WRITTEN REQUEST >> Below is some material; set it all down exactly, apart from the pictures.

SOURCE EXCERPT >>
===============

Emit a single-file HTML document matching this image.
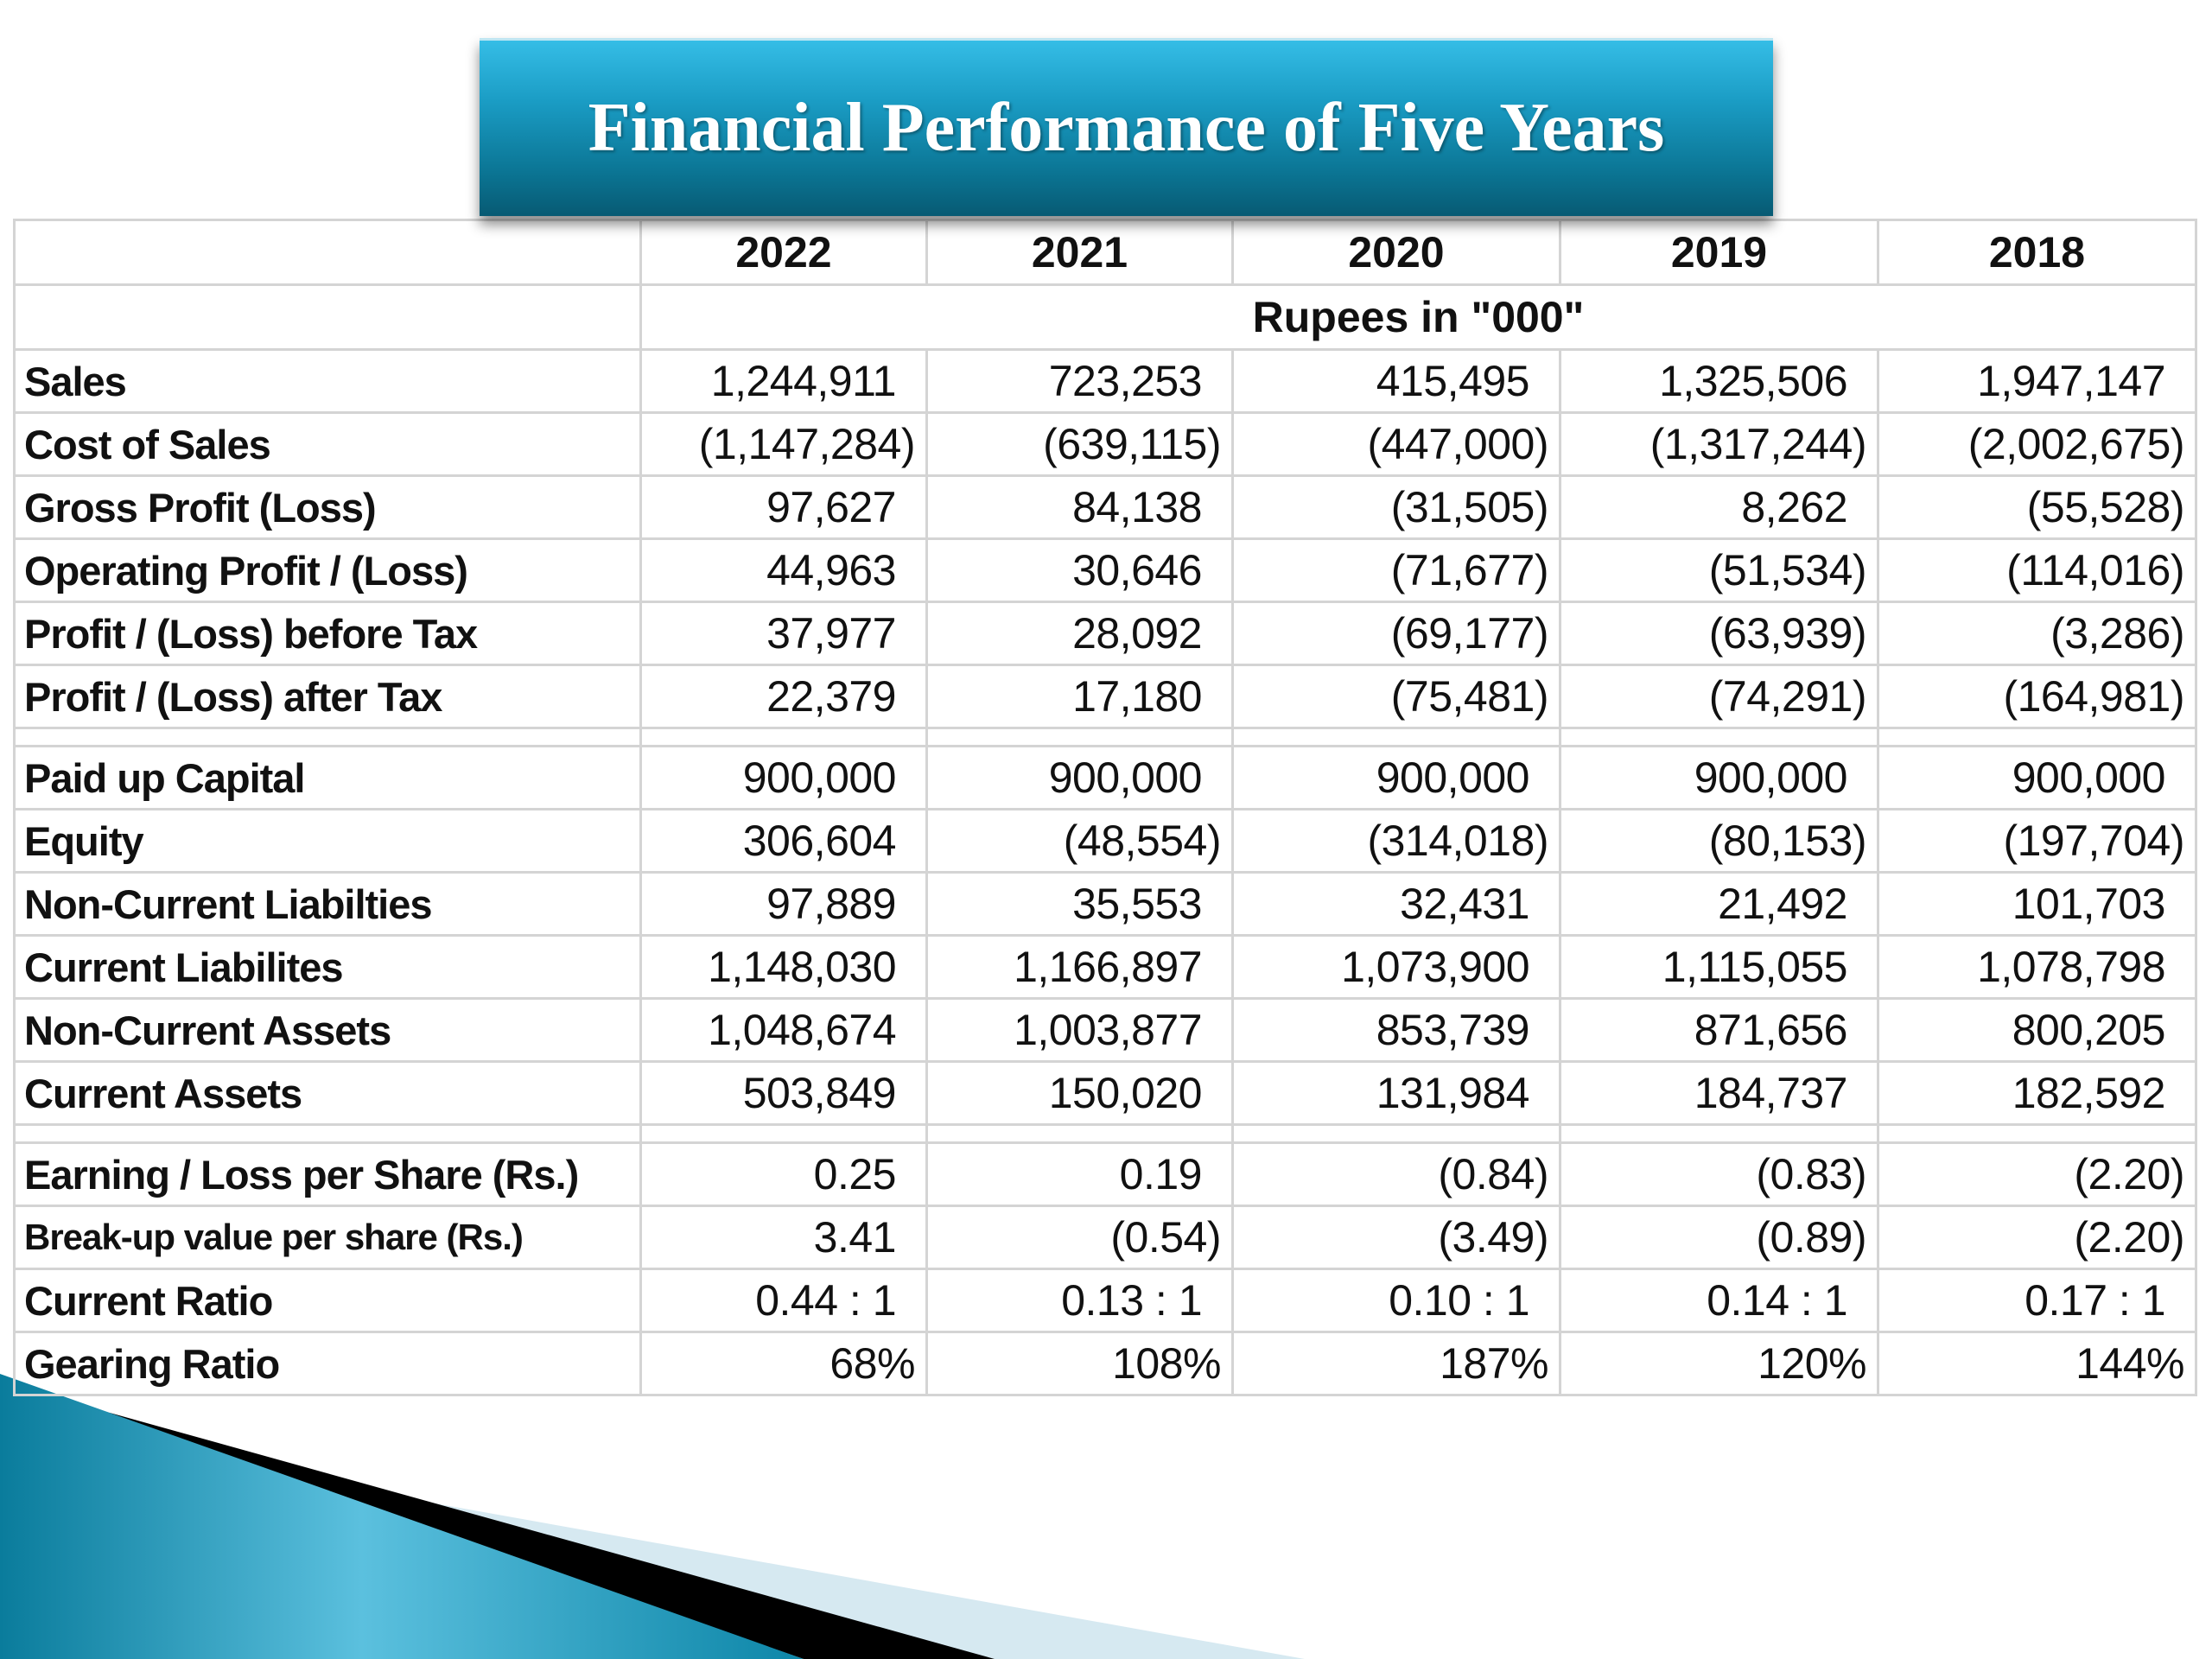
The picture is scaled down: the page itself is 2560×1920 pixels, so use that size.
<!DOCTYPE html>
<html><head><meta charset="utf-8"><style>
body{margin:0;width:2560px;height:1920px;background:#fff;position:relative;overflow:hidden;font-family:"Liberation Sans",sans-serif;}
#title{position:absolute;left:555px;top:44px;width:1497px;height:206px;background:linear-gradient(#35bde6 0%,#1a9cc4 35%,#0b7594 75%,#075a73 100%);box-shadow:0 10px 14px rgba(0,0,0,.45);border-top:3px solid #bfe6f2;box-sizing:border-box;display:flex;align-items:center;justify-content:center;z-index:2}
#title span{font-family:"Liberation Serif",serif;font-weight:bold;color:#fff;font-size:80px;text-shadow:2px 2px 3px rgba(0,0,0,.35)}
table{position:absolute;left:15px;top:253px;border-collapse:collapse;table-layout:fixed;z-index:1}
td{border:3px solid #d4d4d4;padding:0;font-size:50px;color:#111;white-space:nowrap;overflow:hidden}
td.l{font-weight:bold;padding-left:10px;font-size:47px;letter-spacing:-1px}
td.n{text-align:right;padding-right:34px;letter-spacing:-0.5px}
td.p{padding-right:12px}
tr.h td{font-weight:bold;text-align:center}
tr.r td{height:70px}
tr.g td{height:18px}
</style></head><body>
<svg style="position:absolute;left:0;top:0" width="2560" height="1920">
<defs><linearGradient id="tg" x1="0" y1="0" x2="1" y2="0"><stop offset="0" stop-color="#0a7c9c"/><stop offset="0.45" stop-color="#5bc0de"/><stop offset="1" stop-color="#0d86a8"/></linearGradient></defs>
<polygon points="1,1650 1510,1920 1151,1920" fill="#d6e9f1"/>
<polygon points="1,1600 1151,1920 930,1920" fill="#000"/>
<polygon points="0,1590 930,1920 0,1920" fill="url(#tg)"/>
</svg>
<div id="title"><span>Financial Performance of Five Years</span></div>
<table>
<colgroup><col style="width:725px"><col style="width:331px"><col style="width:354px"><col style="width:379px"><col style="width:368px"><col style="width:368px"></colgroup>
<tr class="h" style="height:75px"><td></td><td>2022</td><td>2021</td><td>2020</td><td>2019</td><td>2018</td></tr>
<tr class="h" style="height:75px"><td></td><td colspan="5">Rupees in "000"</td></tr>
<tr class="r"><td class="l">Sales</td><td class="n">1,244,911</td><td class="n">723,253</td><td class="n">415,495</td><td class="n">1,325,506</td><td class="n">1,947,147</td></tr>
<tr class="r"><td class="l">Cost of Sales</td><td class="n p">(1,147,284)</td><td class="n p">(639,115)</td><td class="n p">(447,000)</td><td class="n p">(1,317,244)</td><td class="n p">(2,002,675)</td></tr>
<tr class="r"><td class="l">Gross Profit (Loss)</td><td class="n">97,627</td><td class="n">84,138</td><td class="n p">(31,505)</td><td class="n">8,262</td><td class="n p">(55,528)</td></tr>
<tr class="r"><td class="l">Operating Profit / (Loss)</td><td class="n">44,963</td><td class="n">30,646</td><td class="n p">(71,677)</td><td class="n p">(51,534)</td><td class="n p">(114,016)</td></tr>
<tr class="r"><td class="l">Profit / (Loss) before Tax</td><td class="n">37,977</td><td class="n">28,092</td><td class="n p">(69,177)</td><td class="n p">(63,939)</td><td class="n p">(3,286)</td></tr>
<tr class="r"><td class="l">Profit / (Loss) after Tax</td><td class="n">22,379</td><td class="n">17,180</td><td class="n p">(75,481)</td><td class="n p">(74,291)</td><td class="n p">(164,981)</td></tr>
<tr class="g"><td></td><td></td><td></td><td></td><td></td><td></td></tr>
<tr class="r"><td class="l">Paid up Capital</td><td class="n">900,000</td><td class="n">900,000</td><td class="n">900,000</td><td class="n">900,000</td><td class="n">900,000</td></tr>
<tr class="r"><td class="l">Equity</td><td class="n">306,604</td><td class="n p">(48,554)</td><td class="n p">(314,018)</td><td class="n p">(80,153)</td><td class="n p">(197,704)</td></tr>
<tr class="r"><td class="l">Non-Current Liabilties</td><td class="n">97,889</td><td class="n">35,553</td><td class="n">32,431</td><td class="n">21,492</td><td class="n">101,703</td></tr>
<tr class="r"><td class="l">Current Liabilites</td><td class="n">1,148,030</td><td class="n">1,166,897</td><td class="n">1,073,900</td><td class="n">1,115,055</td><td class="n">1,078,798</td></tr>
<tr class="r"><td class="l">Non-Current Assets</td><td class="n">1,048,674</td><td class="n">1,003,877</td><td class="n">853,739</td><td class="n">871,656</td><td class="n">800,205</td></tr>
<tr class="r"><td class="l">Current Assets</td><td class="n">503,849</td><td class="n">150,020</td><td class="n">131,984</td><td class="n">184,737</td><td class="n">182,592</td></tr>
<tr class="g"><td></td><td></td><td></td><td></td><td></td><td></td></tr>
<tr class="r"><td class="l">Earning / Loss per Share (Rs.)</td><td class="n">0.25</td><td class="n">0.19</td><td class="n p">(0.84)</td><td class="n p">(0.83)</td><td class="n p">(2.20)</td></tr>
<tr class="r"><td class="l" style="font-size:42px">Break-up value per share (Rs.)</td><td class="n">3.41</td><td class="n p">(0.54)</td><td class="n p">(3.49)</td><td class="n p">(0.89)</td><td class="n p">(2.20)</td></tr>
<tr class="r"><td class="l">Current Ratio</td><td class="n">0.44 : 1</td><td class="n">0.13 : 1</td><td class="n">0.10 : 1</td><td class="n">0.14 : 1</td><td class="n">0.17 : 1</td></tr>
<tr class="r"><td class="l">Gearing Ratio</td><td class="n p">68%</td><td class="n p">108%</td><td class="n p">187%</td><td class="n p">120%</td><td class="n p">144%</td></tr>
</table>
</body></html>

===============

THE RESULT >>
Emit a single-file HTML document matching this image.
The picture is scaled down: the page itself is 2560×1920 pixels, so use that size.
<!DOCTYPE html>
<html><head><meta charset="utf-8"><style>
body{margin:0;width:2560px;height:1920px;background:#fff;position:relative;overflow:hidden;font-family:"Liberation Sans",sans-serif;}
#title{position:absolute;left:555px;top:44px;width:1497px;height:206px;background:linear-gradient(#35bde6 0%,#1a9cc4 35%,#0b7594 75%,#075a73 100%);box-shadow:0 10px 14px rgba(0,0,0,.45);border-top:3px solid #bfe6f2;box-sizing:border-box;display:flex;align-items:center;justify-content:center;z-index:2}
#title span{font-family:"Liberation Serif",serif;font-weight:bold;color:#fff;font-size:80px;text-shadow:2px 2px 3px rgba(0,0,0,.35)}
table{position:absolute;left:15px;top:253px;border-collapse:collapse;table-layout:fixed;z-index:1}
td{border:3px solid #d4d4d4;padding:0;font-size:50px;color:#111;white-space:nowrap;overflow:hidden}
td.l{font-weight:bold;padding-left:10px;font-size:47px;letter-spacing:-1px}
td.n{text-align:right;padding-right:34px;letter-spacing:-0.5px}
td.p{padding-right:12px}
tr.h td{font-weight:bold;text-align:center}
tr.r td{height:70px}
tr.g td{height:18px}
</style></head><body>
<svg style="position:absolute;left:0;top:0" width="2560" height="1920">
<defs><linearGradient id="tg" x1="0" y1="0" x2="1" y2="0"><stop offset="0" stop-color="#0a7c9c"/><stop offset="0.45" stop-color="#5bc0de"/><stop offset="1" stop-color="#0d86a8"/></linearGradient></defs>
<polygon points="1,1650 1510,1920 1151,1920" fill="#d6e9f1"/>
<polygon points="1,1600 1151,1920 930,1920" fill="#000"/>
<polygon points="0,1590 930,1920 0,1920" fill="url(#tg)"/>
</svg>
<div id="title"><span>Financial Performance of Five Years</span></div>
<table>
<colgroup><col style="width:725px"><col style="width:331px"><col style="width:354px"><col style="width:379px"><col style="width:368px"><col style="width:368px"></colgroup>
<tr class="h" style="height:75px"><td></td><td>2022</td><td>2021</td><td>2020</td><td>2019</td><td>2018</td></tr>
<tr class="h" style="height:75px"><td></td><td colspan="5">Rupees in "000"</td></tr>
<tr class="r"><td class="l">Sales</td><td class="n">1,244,911</td><td class="n">723,253</td><td class="n">415,495</td><td class="n">1,325,506</td><td class="n">1,947,147</td></tr>
<tr class="r"><td class="l">Cost of Sales</td><td class="n p">(1,147,284)</td><td class="n p">(639,115)</td><td class="n p">(447,000)</td><td class="n p">(1,317,244)</td><td class="n p">(2,002,675)</td></tr>
<tr class="r"><td class="l">Gross Profit (Loss)</td><td class="n">97,627</td><td class="n">84,138</td><td class="n p">(31,505)</td><td class="n">8,262</td><td class="n p">(55,528)</td></tr>
<tr class="r"><td class="l">Operating Profit / (Loss)</td><td class="n">44,963</td><td class="n">30,646</td><td class="n p">(71,677)</td><td class="n p">(51,534)</td><td class="n p">(114,016)</td></tr>
<tr class="r"><td class="l">Profit / (Loss) before Tax</td><td class="n">37,977</td><td class="n">28,092</td><td class="n p">(69,177)</td><td class="n p">(63,939)</td><td class="n p">(3,286)</td></tr>
<tr class="r"><td class="l">Profit / (Loss) after Tax</td><td class="n">22,379</td><td class="n">17,180</td><td class="n p">(75,481)</td><td class="n p">(74,291)</td><td class="n p">(164,981)</td></tr>
<tr class="g"><td></td><td></td><td></td><td></td><td></td><td></td></tr>
<tr class="r"><td class="l">Paid up Capital</td><td class="n">900,000</td><td class="n">900,000</td><td class="n">900,000</td><td class="n">900,000</td><td class="n">900,000</td></tr>
<tr class="r"><td class="l">Equity</td><td class="n">306,604</td><td class="n p">(48,554)</td><td class="n p">(314,018)</td><td class="n p">(80,153)</td><td class="n p">(197,704)</td></tr>
<tr class="r"><td class="l">Non-Current Liabilties</td><td class="n">97,889</td><td class="n">35,553</td><td class="n">32,431</td><td class="n">21,492</td><td class="n">101,703</td></tr>
<tr class="r"><td class="l">Current Liabilites</td><td class="n">1,148,030</td><td class="n">1,166,897</td><td class="n">1,073,900</td><td class="n">1,115,055</td><td class="n">1,078,798</td></tr>
<tr class="r"><td class="l">Non-Current Assets</td><td class="n">1,048,674</td><td class="n">1,003,877</td><td class="n">853,739</td><td class="n">871,656</td><td class="n">800,205</td></tr>
<tr class="r"><td class="l">Current Assets</td><td class="n">503,849</td><td class="n">150,020</td><td class="n">131,984</td><td class="n">184,737</td><td class="n">182,592</td></tr>
<tr class="g"><td></td><td></td><td></td><td></td><td></td><td></td></tr>
<tr class="r"><td class="l">Earning / Loss per Share (Rs.)</td><td class="n">0.25</td><td class="n">0.19</td><td class="n p">(0.84)</td><td class="n p">(0.83)</td><td class="n p">(2.20)</td></tr>
<tr class="r"><td class="l" style="font-size:42px">Break-up value per share (Rs.)</td><td class="n">3.41</td><td class="n p">(0.54)</td><td class="n p">(3.49)</td><td class="n p">(0.89)</td><td class="n p">(2.20)</td></tr>
<tr class="r"><td class="l">Current Ratio</td><td class="n">0.44 : 1</td><td class="n">0.13 : 1</td><td class="n">0.10 : 1</td><td class="n">0.14 : 1</td><td class="n">0.17 : 1</td></tr>
<tr class="r"><td class="l">Gearing Ratio</td><td class="n p">68%</td><td class="n p">108%</td><td class="n p">187%</td><td class="n p">120%</td><td class="n p">144%</td></tr>
</table>
</body></html>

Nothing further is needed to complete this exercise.